To be done >>
Pictures do not belong in the output. Reproduce exactly the lines from the start of the records through the line with "const H = 269;".

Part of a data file

-- start --

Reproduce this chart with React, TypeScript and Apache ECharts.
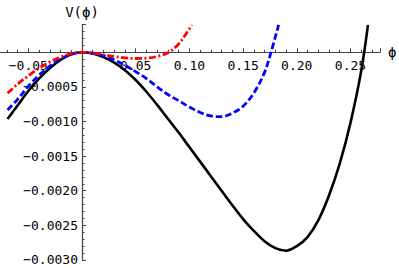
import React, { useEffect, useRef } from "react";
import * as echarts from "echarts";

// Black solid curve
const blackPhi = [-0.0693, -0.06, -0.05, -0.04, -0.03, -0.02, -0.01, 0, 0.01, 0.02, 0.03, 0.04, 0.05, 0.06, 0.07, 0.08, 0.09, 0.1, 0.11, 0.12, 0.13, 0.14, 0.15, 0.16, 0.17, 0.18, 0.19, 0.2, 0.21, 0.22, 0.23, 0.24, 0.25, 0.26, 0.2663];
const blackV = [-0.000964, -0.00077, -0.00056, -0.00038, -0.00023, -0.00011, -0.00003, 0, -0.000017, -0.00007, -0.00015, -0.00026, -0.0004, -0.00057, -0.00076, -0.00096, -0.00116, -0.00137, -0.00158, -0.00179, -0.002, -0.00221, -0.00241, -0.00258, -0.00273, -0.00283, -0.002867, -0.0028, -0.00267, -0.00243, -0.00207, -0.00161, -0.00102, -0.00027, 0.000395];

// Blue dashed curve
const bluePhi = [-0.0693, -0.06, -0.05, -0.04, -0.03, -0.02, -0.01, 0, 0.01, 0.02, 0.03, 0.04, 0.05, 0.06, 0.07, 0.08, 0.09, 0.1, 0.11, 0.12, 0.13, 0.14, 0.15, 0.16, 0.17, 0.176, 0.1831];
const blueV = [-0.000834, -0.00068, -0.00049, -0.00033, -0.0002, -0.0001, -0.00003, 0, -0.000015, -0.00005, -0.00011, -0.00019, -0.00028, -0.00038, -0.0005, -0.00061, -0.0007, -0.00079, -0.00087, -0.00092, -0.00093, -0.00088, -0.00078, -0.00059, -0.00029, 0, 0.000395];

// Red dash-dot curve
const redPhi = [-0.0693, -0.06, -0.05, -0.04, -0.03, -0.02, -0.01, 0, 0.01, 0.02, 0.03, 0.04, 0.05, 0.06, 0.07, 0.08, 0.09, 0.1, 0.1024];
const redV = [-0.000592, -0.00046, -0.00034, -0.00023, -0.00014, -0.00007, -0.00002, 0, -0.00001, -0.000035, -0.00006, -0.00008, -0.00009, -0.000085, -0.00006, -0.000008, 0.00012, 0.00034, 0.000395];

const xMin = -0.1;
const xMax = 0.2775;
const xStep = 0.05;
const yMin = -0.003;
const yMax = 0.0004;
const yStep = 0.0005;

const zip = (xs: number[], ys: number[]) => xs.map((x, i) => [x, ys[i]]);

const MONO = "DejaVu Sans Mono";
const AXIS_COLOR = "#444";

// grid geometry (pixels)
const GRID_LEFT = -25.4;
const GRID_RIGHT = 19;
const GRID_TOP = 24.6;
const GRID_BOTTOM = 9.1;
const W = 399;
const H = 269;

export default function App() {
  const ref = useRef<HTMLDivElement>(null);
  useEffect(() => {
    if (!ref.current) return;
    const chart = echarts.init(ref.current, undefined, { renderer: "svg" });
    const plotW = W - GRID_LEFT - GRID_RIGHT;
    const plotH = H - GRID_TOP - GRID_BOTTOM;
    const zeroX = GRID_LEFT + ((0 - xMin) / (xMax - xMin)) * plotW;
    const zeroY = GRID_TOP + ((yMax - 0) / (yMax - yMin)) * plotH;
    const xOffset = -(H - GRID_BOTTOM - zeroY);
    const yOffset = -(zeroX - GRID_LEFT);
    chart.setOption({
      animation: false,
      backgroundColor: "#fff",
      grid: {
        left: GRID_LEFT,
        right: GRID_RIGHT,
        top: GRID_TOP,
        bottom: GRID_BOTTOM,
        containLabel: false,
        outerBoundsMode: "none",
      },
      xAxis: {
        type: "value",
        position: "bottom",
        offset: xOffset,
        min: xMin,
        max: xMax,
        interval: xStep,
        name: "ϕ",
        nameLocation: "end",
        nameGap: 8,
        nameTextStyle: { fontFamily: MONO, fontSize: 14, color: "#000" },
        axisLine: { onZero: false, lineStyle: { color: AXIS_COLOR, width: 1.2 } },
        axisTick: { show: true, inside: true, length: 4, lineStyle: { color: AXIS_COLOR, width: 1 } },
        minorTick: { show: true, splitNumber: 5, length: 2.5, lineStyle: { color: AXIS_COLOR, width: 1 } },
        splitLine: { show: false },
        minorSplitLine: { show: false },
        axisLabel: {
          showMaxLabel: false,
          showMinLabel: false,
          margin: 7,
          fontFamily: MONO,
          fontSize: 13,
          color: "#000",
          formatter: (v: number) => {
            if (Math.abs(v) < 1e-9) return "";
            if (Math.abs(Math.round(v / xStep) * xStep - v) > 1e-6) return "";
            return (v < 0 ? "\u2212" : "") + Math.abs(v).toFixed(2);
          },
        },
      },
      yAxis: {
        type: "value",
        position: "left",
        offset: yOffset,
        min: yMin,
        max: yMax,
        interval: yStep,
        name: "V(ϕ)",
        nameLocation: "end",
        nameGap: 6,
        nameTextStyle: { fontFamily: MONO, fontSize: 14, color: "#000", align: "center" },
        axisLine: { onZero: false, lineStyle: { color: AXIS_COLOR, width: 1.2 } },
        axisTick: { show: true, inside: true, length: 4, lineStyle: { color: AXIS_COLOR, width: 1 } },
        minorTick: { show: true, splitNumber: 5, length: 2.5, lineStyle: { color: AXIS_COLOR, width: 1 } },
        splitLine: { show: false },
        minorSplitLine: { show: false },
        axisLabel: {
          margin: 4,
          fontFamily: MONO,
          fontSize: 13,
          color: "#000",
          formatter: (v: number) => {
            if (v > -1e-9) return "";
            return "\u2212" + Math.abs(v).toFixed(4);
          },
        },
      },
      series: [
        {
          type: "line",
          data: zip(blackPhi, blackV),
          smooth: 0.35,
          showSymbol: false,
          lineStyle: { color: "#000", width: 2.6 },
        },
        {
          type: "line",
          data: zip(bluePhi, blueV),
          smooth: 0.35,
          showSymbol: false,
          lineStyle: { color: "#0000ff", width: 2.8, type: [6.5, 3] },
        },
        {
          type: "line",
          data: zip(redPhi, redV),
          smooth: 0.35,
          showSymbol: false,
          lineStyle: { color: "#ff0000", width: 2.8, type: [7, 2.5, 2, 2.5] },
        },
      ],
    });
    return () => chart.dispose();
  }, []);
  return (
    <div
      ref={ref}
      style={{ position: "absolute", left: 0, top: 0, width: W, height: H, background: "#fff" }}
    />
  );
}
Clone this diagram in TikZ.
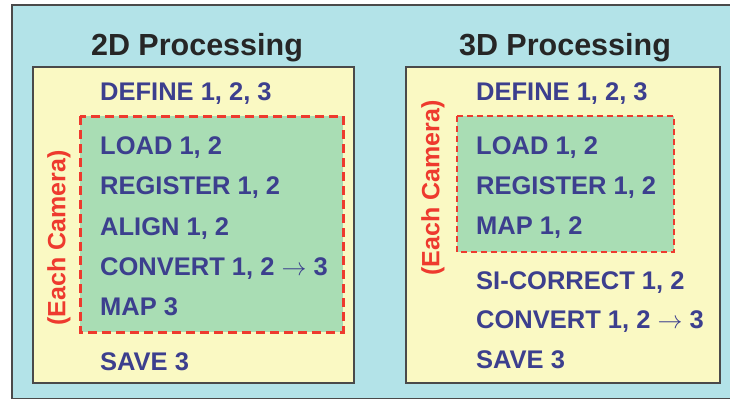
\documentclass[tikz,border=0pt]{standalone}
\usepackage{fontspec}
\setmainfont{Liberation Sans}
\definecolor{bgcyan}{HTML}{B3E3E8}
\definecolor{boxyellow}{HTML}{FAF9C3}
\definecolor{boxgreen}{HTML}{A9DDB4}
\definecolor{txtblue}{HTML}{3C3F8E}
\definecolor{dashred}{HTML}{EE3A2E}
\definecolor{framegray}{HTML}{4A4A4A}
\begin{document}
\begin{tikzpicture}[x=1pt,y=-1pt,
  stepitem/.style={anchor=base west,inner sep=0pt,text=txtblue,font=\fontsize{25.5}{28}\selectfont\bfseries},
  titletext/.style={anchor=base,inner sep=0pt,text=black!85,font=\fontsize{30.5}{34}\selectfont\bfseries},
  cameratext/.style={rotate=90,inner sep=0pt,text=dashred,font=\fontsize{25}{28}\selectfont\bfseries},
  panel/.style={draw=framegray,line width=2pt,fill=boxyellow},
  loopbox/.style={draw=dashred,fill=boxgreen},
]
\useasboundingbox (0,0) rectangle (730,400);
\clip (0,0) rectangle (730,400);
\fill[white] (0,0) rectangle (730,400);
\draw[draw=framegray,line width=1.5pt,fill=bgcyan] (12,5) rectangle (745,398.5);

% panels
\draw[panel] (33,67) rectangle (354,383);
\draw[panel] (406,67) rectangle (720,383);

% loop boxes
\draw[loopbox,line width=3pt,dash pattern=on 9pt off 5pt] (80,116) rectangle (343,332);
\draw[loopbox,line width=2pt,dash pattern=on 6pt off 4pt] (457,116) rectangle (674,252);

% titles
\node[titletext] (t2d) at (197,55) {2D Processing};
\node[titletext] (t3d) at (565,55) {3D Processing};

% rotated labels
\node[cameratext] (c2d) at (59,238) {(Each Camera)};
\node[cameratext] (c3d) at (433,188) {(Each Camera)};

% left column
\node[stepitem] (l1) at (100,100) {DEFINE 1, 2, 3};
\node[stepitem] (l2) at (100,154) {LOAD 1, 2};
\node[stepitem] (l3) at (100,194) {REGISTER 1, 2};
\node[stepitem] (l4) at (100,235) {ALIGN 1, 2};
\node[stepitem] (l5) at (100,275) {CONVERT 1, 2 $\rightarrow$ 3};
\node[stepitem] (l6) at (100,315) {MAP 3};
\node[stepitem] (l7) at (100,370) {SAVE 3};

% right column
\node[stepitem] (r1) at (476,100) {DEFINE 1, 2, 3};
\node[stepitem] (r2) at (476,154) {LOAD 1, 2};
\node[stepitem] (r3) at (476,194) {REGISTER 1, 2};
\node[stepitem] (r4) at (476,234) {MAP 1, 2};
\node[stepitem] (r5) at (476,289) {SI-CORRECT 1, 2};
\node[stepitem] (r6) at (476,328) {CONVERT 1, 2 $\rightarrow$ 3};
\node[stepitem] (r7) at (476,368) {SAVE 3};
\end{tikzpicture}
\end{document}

-- end --

Response below >>
Reproduce this chart with React, TypeScript and Apache ECharts.
import React, { useEffect, useRef } from "react";
import * as echarts from "echarts";

// Black solid curve
const blackPhi = [-0.0693, -0.06, -0.05, -0.04, -0.03, -0.02, -0.01, 0, 0.01, 0.02, 0.03, 0.04, 0.05, 0.06, 0.07, 0.08, 0.09, 0.1, 0.11, 0.12, 0.13, 0.14, 0.15, 0.16, 0.17, 0.18, 0.19, 0.2, 0.21, 0.22, 0.23, 0.24, 0.25, 0.26, 0.2663];
const blackV = [-0.000964, -0.00077, -0.00056, -0.00038, -0.00023, -0.00011, -0.00003, 0, -0.000017, -0.00007, -0.00015, -0.00026, -0.0004, -0.00057, -0.00076, -0.00096, -0.00116, -0.00137, -0.00158, -0.00179, -0.002, -0.00221, -0.00241, -0.00258, -0.00273, -0.00283, -0.002867, -0.0028, -0.00267, -0.00243, -0.00207, -0.00161, -0.00102, -0.00027, 0.000395];

// Blue dashed curve
const bluePhi = [-0.0693, -0.06, -0.05, -0.04, -0.03, -0.02, -0.01, 0, 0.01, 0.02, 0.03, 0.04, 0.05, 0.06, 0.07, 0.08, 0.09, 0.1, 0.11, 0.12, 0.13, 0.14, 0.15, 0.16, 0.17, 0.176, 0.1831];
const blueV = [-0.000834, -0.00068, -0.00049, -0.00033, -0.0002, -0.0001, -0.00003, 0, -0.000015, -0.00005, -0.00011, -0.00019, -0.00028, -0.00038, -0.0005, -0.00061, -0.0007, -0.00079, -0.00087, -0.00092, -0.00093, -0.00088, -0.00078, -0.00059, -0.00029, 0, 0.000395];

// Red dash-dot curve
const redPhi = [-0.0693, -0.06, -0.05, -0.04, -0.03, -0.02, -0.01, 0, 0.01, 0.02, 0.03, 0.04, 0.05, 0.06, 0.07, 0.08, 0.09, 0.1, 0.1024];
const redV = [-0.000592, -0.00046, -0.00034, -0.00023, -0.00014, -0.00007, -0.00002, 0, -0.00001, -0.000035, -0.00006, -0.00008, -0.00009, -0.000085, -0.00006, -0.000008, 0.00012, 0.00034, 0.000395];

const xMin = -0.1;
const xMax = 0.2775;
const xStep = 0.05;
const yMin = -0.003;
const yMax = 0.0004;
const yStep = 0.0005;

const zip = (xs: number[], ys: number[]) => xs.map((x, i) => [x, ys[i]]);

const MONO = "DejaVu Sans Mono";
const AXIS_COLOR = "#444";

// grid geometry (pixels)
const GRID_LEFT = -25.4;
const GRID_RIGHT = 19;
const GRID_TOP = 24.6;
const GRID_BOTTOM = 9.1;
const W = 399;
const H = 269;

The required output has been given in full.